Examining the mental aspects of sports injuries
When an athlete experiences an injury there are often many immediate concerns to address, including pain management, the rehabilitation schedule and process, loss of a routine and support system of teammates, and challenges with confidence when the athlete is eventually approved to play again. Ironically, the pain associated with sports injuries often subsides in short time, but the mental ramifications last much longer — and sometimes indefinitely. Making things even more complex is that mental wounds, unlike physical scars, aren’t usually visible and therefore don’t command attention from others. For example, you can witness an athlete limping and wincing with each step, providing clear evidence the athlete is in pain. What we don’t always “see,” however, are signs that the athlete is anxious, depressed, or using ineffective and unhealthy ways to cope with the stress associated with the injury. Sadly, it is often these missed mental issues that compound problems, impact recovery, and sometimes serve as the primary reason why the athlete never get back to playing at their previous high level again.

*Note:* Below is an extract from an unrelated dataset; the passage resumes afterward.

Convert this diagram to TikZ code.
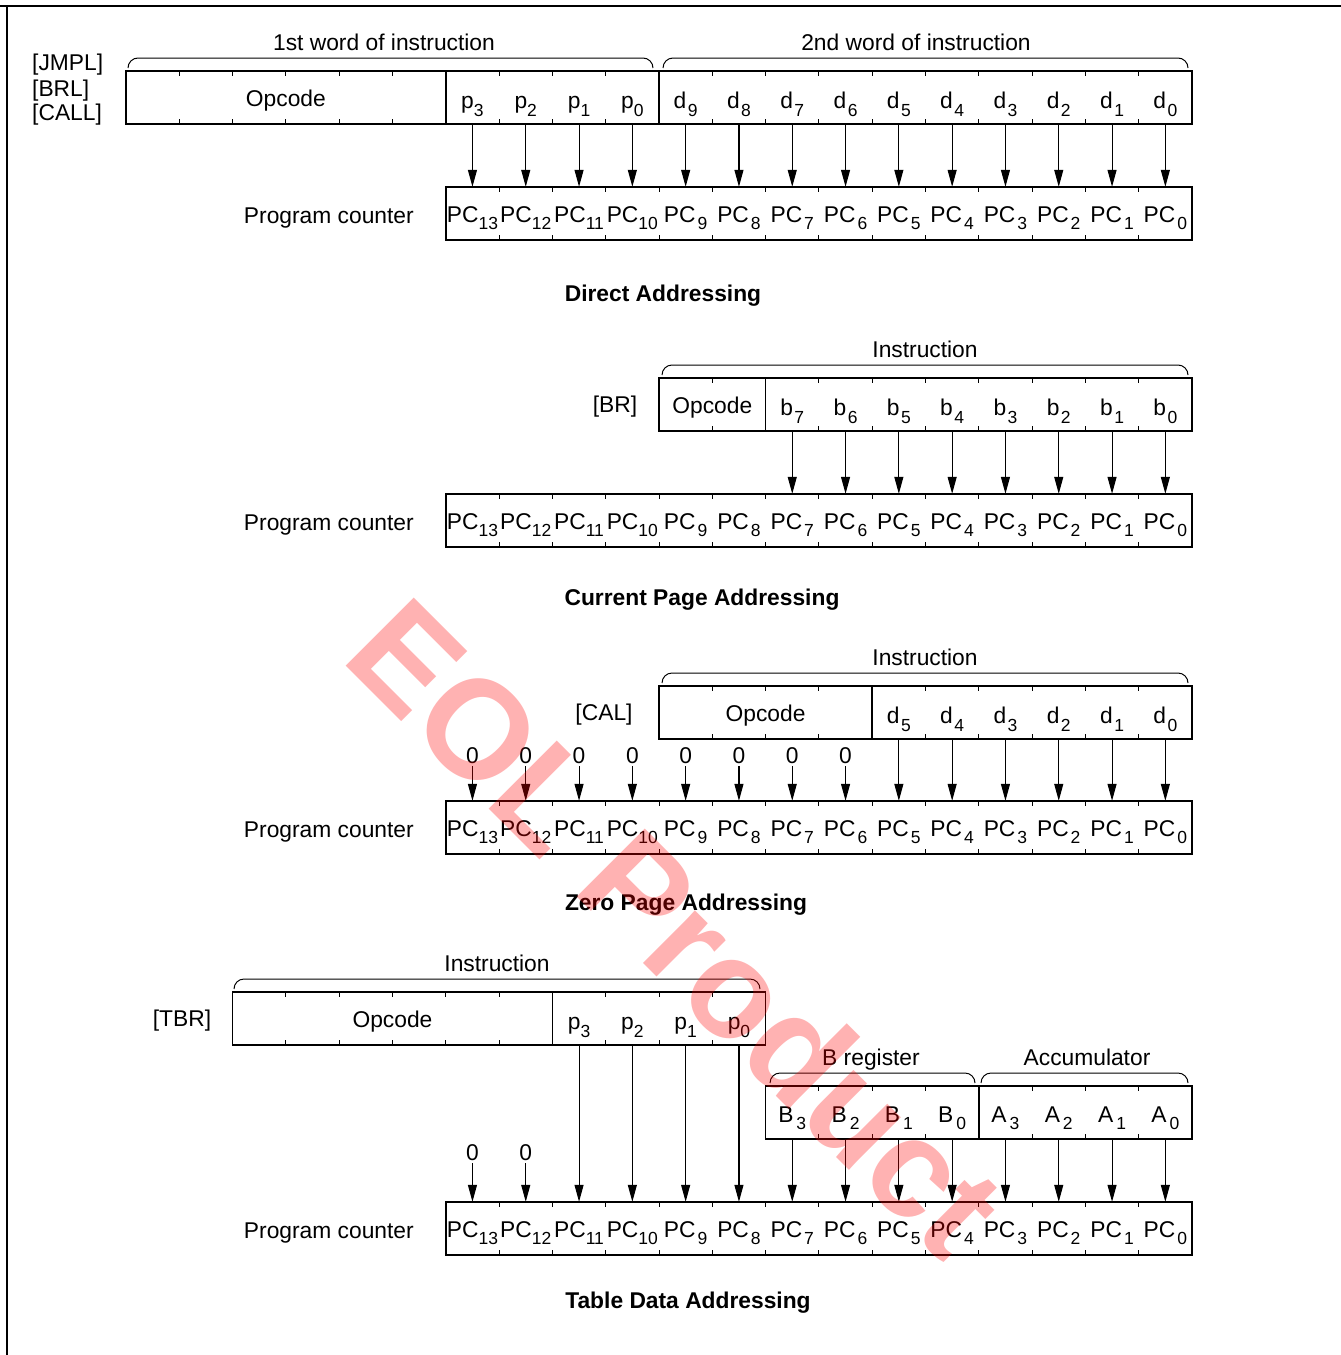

Coming back to soon can severely hinder future confidence
When an athlete who struggles to rehabilitate an injury comes back too soon (as what critics are saying about Kevin Durant), the re-injury can be exponentially more difficult to manage. Practically speaking, it takes a lot of mental energy to adhere to rehabilitation and take the first step back to playing again, and as you might imagine there are often a lot of insecurities during this process. What happens if I don’t feel right? What if there’s a lot of pain? What will happen if I make sharp cuts? These questions are very normal, and as the athlete experiences the success of playing well after the injury the questions generally diminish. But what happens when only moments after returning and asking those questions the athlete experiences his worst nightmare and hurts himself again, as what just happened to Kevin Durant? The answer is all those questions compound, leading to even more anxieties and insecurities.
Injuries are tough to overcome, and dealing with a re-injury is even tougher. It takes a ton of mental energy to get ready to play again, and when the worst nightmares of getting hurt again become realized the consequences can be devastating. If you are a sports parent or coach it’s important to understand that there’s a lot more to sports injuries than just rest, ice, and bandages, as a lot of the stress is experienced emotionally and without much warning or evidence.